How would you propose moving 50,000 to 110,000 commuting motorists that who use the viaduct per day in lieu of a viaduct? Your solution would need to be iron clad and without question, immediately implementable, as in the next 2-3 years, because we don't have the 8-10 years to wait for a city to build whatever giant monorail or pet project everyone thinks will Shangri-La the problem away.

Yes! So how does WSDOT propose to deal with the interim period? (In which there is no Viaduct under either its plan or the PWC plan?)

That little detail seems to be the core question in any discussions of the Viaduct.

If the Viaduct is essential, then it is essential. Period.

As someone who saves at least 3 real hours a week because the Viaduct works, I'm very glad all of the AWV-haters were sorely disappointed that it survived the Nisqually Quake.

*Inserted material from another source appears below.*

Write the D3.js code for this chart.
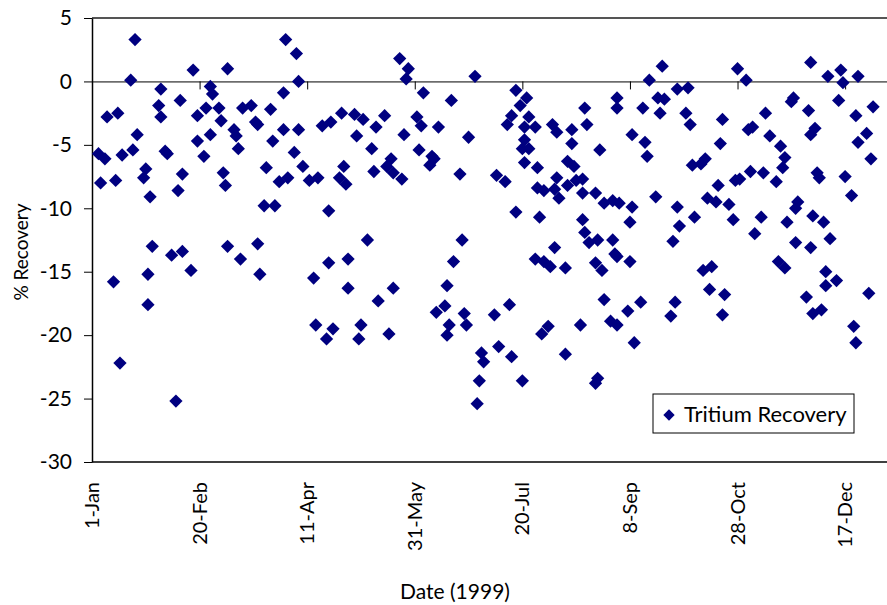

Boo fucking hoo!

Given the choice between fucking 80,000 West Seattltites and 10,000 downtown condo dwellers and cruise ship tourists, I know who I would choose (and that's without a $4+ billion price tag for a tunnel that will drain resources from other projects citywide)

"That little detail seems to be the core question in any discussions of the Viaduct."

Isn't the devil always in the details, David? You make an extremely good point and it is one that is typically forgotten or deliberately and conveniently ignored by the proponents of the tunnel and rebuild. The fact that we'll be doing without either based on guesstimates of three to nine years certainly begs the question why we should even rebuild or tunnel. One would guess that after three to nine years of construction, most of us will have figured out how to get around without having to rely on a viaduct or tunnel.

By any definition, this is really starting to become very bad comedy.